Magnetic-Moment Distributions in Ferromagnetic Ni-Cu Alloys

Abstract

The elastic diffuse scattering of neutrons from ferromagnetic Ni-Cu alloys of 2-40 at.% Cu has been measured at 4.2°K. Analysis of the results within the formalism of Marshall yields a description of the magnetic-moment distribution among the various atoms. The disturbance in moment produced by a copper atom at dilute concentrations appears to be confined almost completely to its nickel near neighbors, which is consistent with the short-range chemical screening effects predicted from coherent-potential theory.

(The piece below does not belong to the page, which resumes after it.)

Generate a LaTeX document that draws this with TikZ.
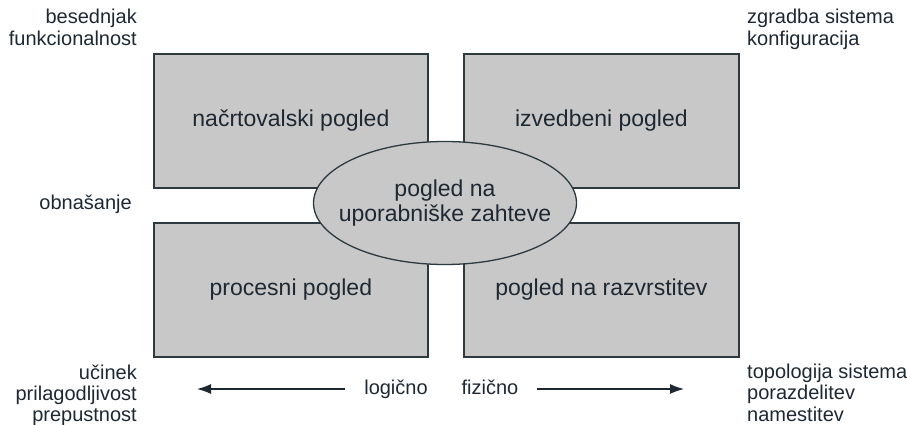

At higher copper concentrations, the moment disturbance extends over several neighbor shells, and it is argued that this longer-range effect is predominantly magnetic in origin. Inasmuch as the bulk moment per atom also contains a contribution from a uniform conduction-electron polarization ${\mu }_{\mathrm{cond}}$, the average nickel and copper $3d$ moments ${\mu }_{\mathrm{Ni}}$ and ${\mu }_{\mathrm{Cu}}$ can only be determined in terms of the combinations ${\mu }_{\mathrm{Ni}}+{\mu }_{\mathrm{cond}}$ and ${\mu }_{\mathrm{Cu}}+{\mu }_{\mathrm{cond}}$. The quantity ${\mu }_{\mathrm{Cu}}+{\mu }_{\mathrm{cond}}$, whose major component is probably ${\mu }_{\mathrm{cond}}$, has a constant value of about $-0.1\mathrm{}{\mu }_B$ over the entire composition range studied.